The Meeting of the Great Rivers Scenic Route extends for 33.0 mi in southwestern Illinois, travelling through the floodplain of the Mississippi and Illinois Rivers. The route has been officially designated as a National Scenic Byway by the Federal Highway Administration. The route coincides with a portion of the Great River Road.

==Route description==
The north end of the route is at Pere Marquette State Park, located at the confluence of the Mississippi and Illinois Rivers. The south end of the route is at the Lewis and Clark State Historic Site, located near the confluence of the Mississippi and Missouri Rivers. The cities and villages of Grafton, Chautauqua, Elsah, Alton, East Alton, Wood River and Hartford are located along the route.

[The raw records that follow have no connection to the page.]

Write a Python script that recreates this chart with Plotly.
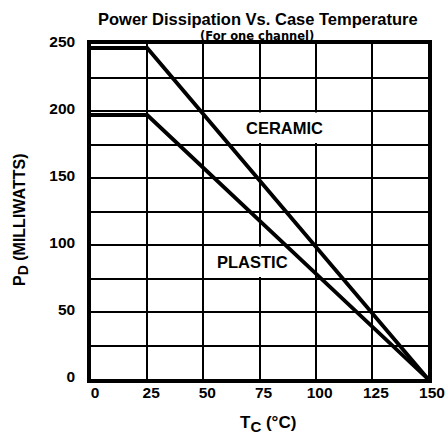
import plotly.graph_objects as go

temps = [0, 25, 150]
ceramic = [247, 247, 0]
plastic = [197, 197, 0]
x_ticks = [0, 25, 50, 75, 100, 125, 150]
y_ticks = [0, 50, 100, 150, 200, 250]

# label text positions and background cell extents (data units)
ceramic_label = dict(x=86, y=187.5, box=(62, 109, 176.2, 198.8))
plastic_label = dict(x=72, y=87.5, box=(52, 96, 76.2, 98.8))

F = "Liberation Sans, Arial, sans-serif"

fig = go.Figure()
fig.add_trace(go.Scatter(x=temps, y=ceramic, mode="lines",
                         line=dict(color="black", width=3.8), showlegend=False))
fig.add_trace(go.Scatter(x=temps, y=plastic, mode="lines",
                         line=dict(color="black", width=3.8), showlegend=False))

fig.update_layout(
    width=448, height=437,
    margin=dict(l=91, r=20, t=44, b=58),
    paper_bgcolor="white", plot_bgcolor="white",
    font=dict(family=F, color="black"),
    xaxis=dict(range=[0, 150], tickvals=x_ticks, ticktext=[f"<b>{v}</b>" for v in x_ticks],
               showgrid=True, gridcolor="black", gridwidth=2,
               showline=True, linecolor="black", linewidth=3.5, mirror=True,
               zeroline=False, ticks="", tickfont=dict(size=15.5, family=F),
               ticklabelstandoff=-3, ticklabelshift=4, automargin=False),
    yaxis=dict(range=[0, 250], tickvals=y_ticks, ticktext=[f"<b>{v}</b>" for v in y_ticks],
               showgrid=True, gridcolor="black", gridwidth=2,
               minor=dict(dtick=25, tick0=0, showgrid=True, gridcolor="black", gridwidth=2, ticks=""),
               showline=True, linecolor="black", linewidth=3.5, mirror=True,
               zeroline=False, ticks="", tickfont=dict(size=15.5, family=F),
               ticklabelstandoff=9, ticklabelshift=-2, automargin=False),
)

for lab in (ceramic_label, plastic_label):
    x0, x1, y0, y1 = lab["box"]
    fig.add_shape(type="rect", x0=x0, x1=x1, y0=y0, y1=y1, layer="between",
                  fillcolor="white", line=dict(width=0))

fig.add_annotation(text="<b>Power Dissipation Vs. Case Temperature</b>",
                   xref="paper", yref="paper", x=0.5, xshift=-2, y=1, yshift=25.5,
                   yanchor="middle", showarrow=False, font=dict(size=16.5, family=F))
fig.add_annotation(text="<b>(For one channel)</b>",
                   xref="paper", yref="paper", x=0.5, xshift=-3, y=1, yshift=8.5,
                   yanchor="middle", showarrow=False,
                   font=dict(size=11.5, family="DejaVu Sans, sans-serif"))
fig.add_annotation(text='<b>T<sub><span style="font-size:15px">C</span></sub> (°C)</b>',
                   xref="paper", yref="paper", x=0.5, xshift=8, y=0, yshift=-45,
                   yanchor="middle", showarrow=False, font=dict(size=17, family=F))
fig.add_annotation(text='<b>P<sub><span style="font-size:14px">D</span></sub> (MILLIWATTS)</b>',
                   xref="paper", yref="paper", x=0, xshift=-70, y=0.5, yshift=-8.5,
                   xanchor="center", yanchor="middle",
                   textangle=-90, showarrow=False, font=dict(size=16, family=F))
fig.add_annotation(text="<b>CERAMIC</b>", x=ceramic_label["x"], y=ceramic_label["y"],
                   showarrow=False, font=dict(size=16.5, family=F))
fig.add_annotation(text="<b>PLASTIC</b>", x=plastic_label["x"], y=plastic_label["y"],
                   showarrow=False, font=dict(size=16.5, family=F))

# remove the browser's default 8px body margin so the 448x437 figure fits the window
fig.write_html("out.html", config={"displayModeBar": False},
               post_script="document.body.style.margin='0px';")
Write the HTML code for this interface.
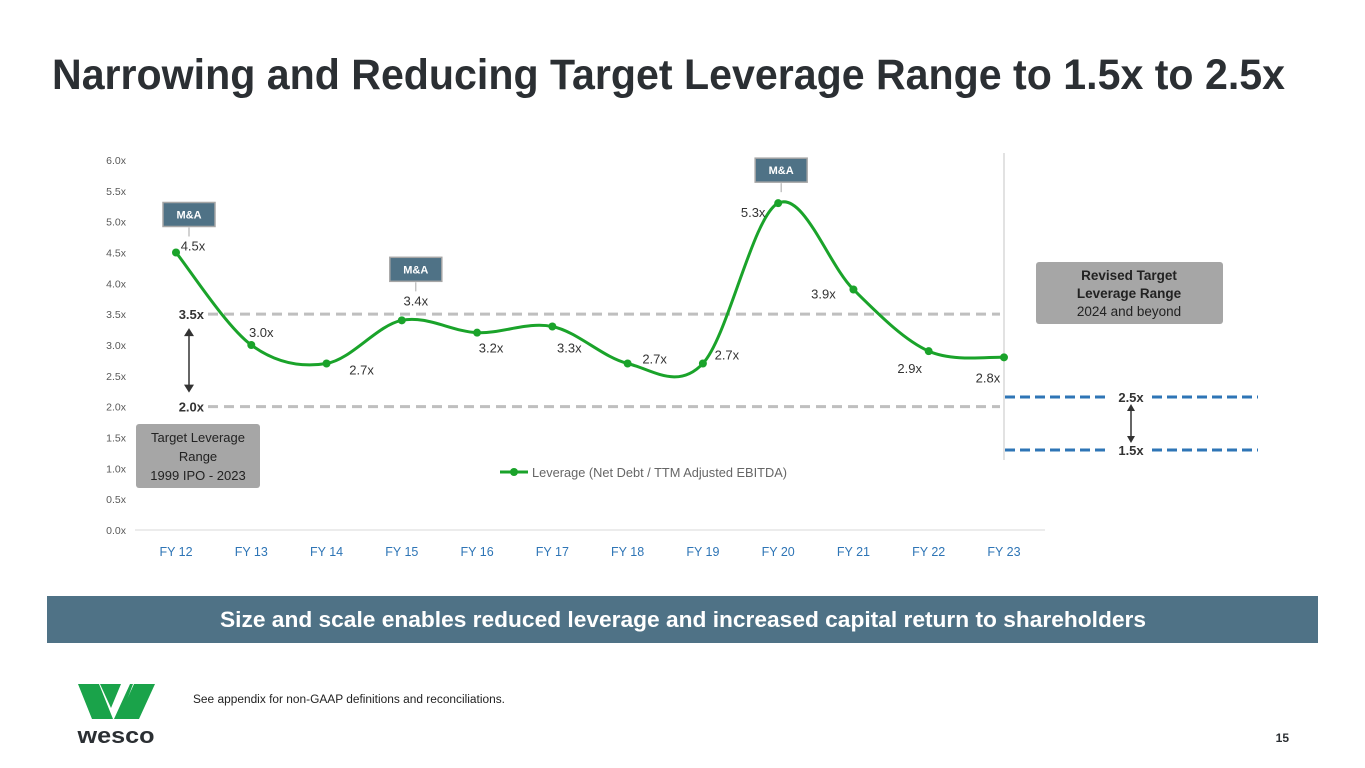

The Sam Vadalabene Bike Trail parallels the route between Pere Marquette State Park and Alton. The Confluence Bike Trail parallels the route from Alton south to Hartford. Other major points of interest along the Route include Piasa Park, the Clark Bridge in Alton, and the National Great Rivers Museum at the Melvin Price Locks and Dam.

==History==
The Meeting of the Great Rivers Scenic Route was designated as an Illinois State Scenic Byway on June 8, 1998. It was later added to the National Scenic Byway program on June 15, 2000, with an addition that extended the existing byway from East Alton south to New Poag Road. In May 2007, the Illinois Bureau of Tourism announced that the route was officially chosen as one of the "Seven Wonders of Illinois".